Before his interview with Xinhua, Gosper said at a
press conference on Saturday there was no strain in the working relationship
between BOCOG and the IOC. "At the end of the day, BOCOG will fall into line
with IOC requirements."
Gosper said he was confident the Beijing Games would
be the "biggest meeting ever in history on the globe between the East and West."
"I'm very confident that when the eighth of August
comes next Friday, it would be the opening of one of the greatest games of all
time," he told Xinhua.
The Australian national who claimed to have visited
China up to 50 times said he had witnessed the rapid social and economic
development here.
"The rate of physical development is the most obvious
change... and there're also changes in social activities and the people's dress,
relaxation, communication and their awareness of the Olympic movement," he said.

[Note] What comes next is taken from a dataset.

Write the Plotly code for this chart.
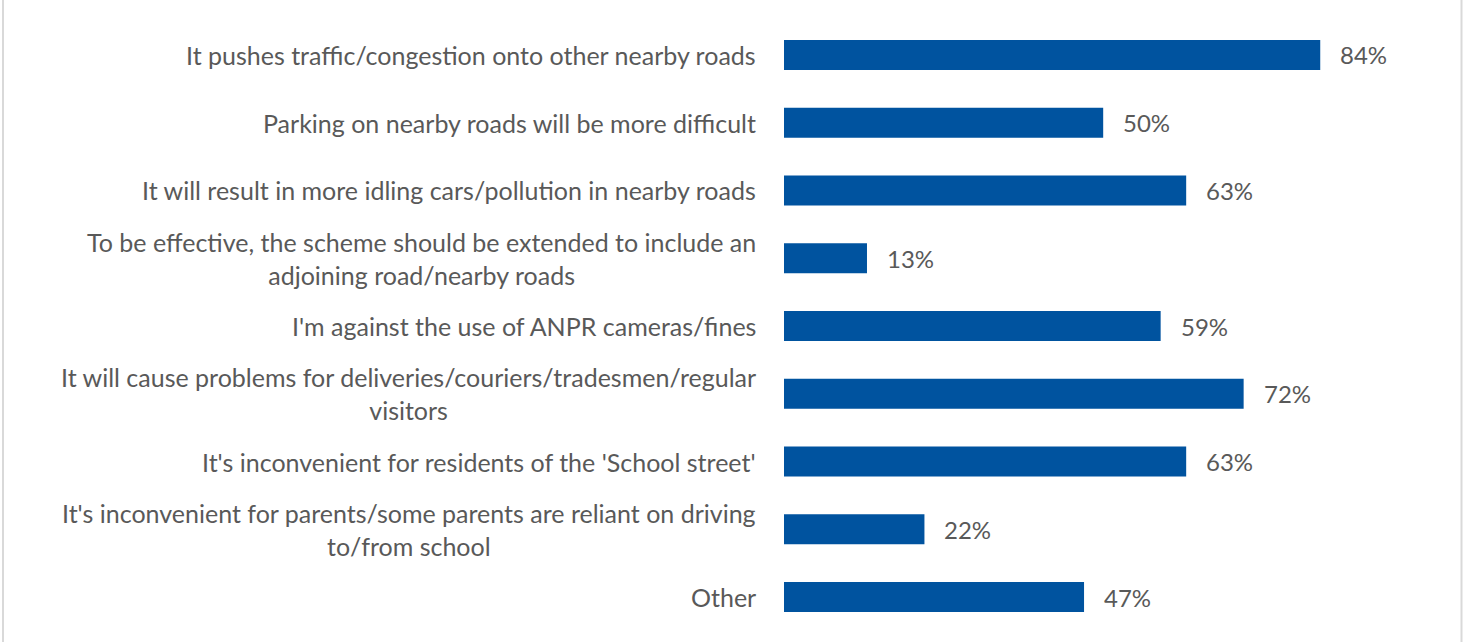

"Many things in social and economic terms have
changed in the past seven years (since Beijing won the bid to host the Games in
2001) and the changes are drastic over the past 30 years -- statistically 400
million people have been brought out of poverty over that period. That's
astonishing."
Gosper spoke highly of Beijing's efforts to improve
its air quality, saying the city had spent 17 billion U.S. dollars to curb
pollution, which would leave an important legacy for the city and the whole
country.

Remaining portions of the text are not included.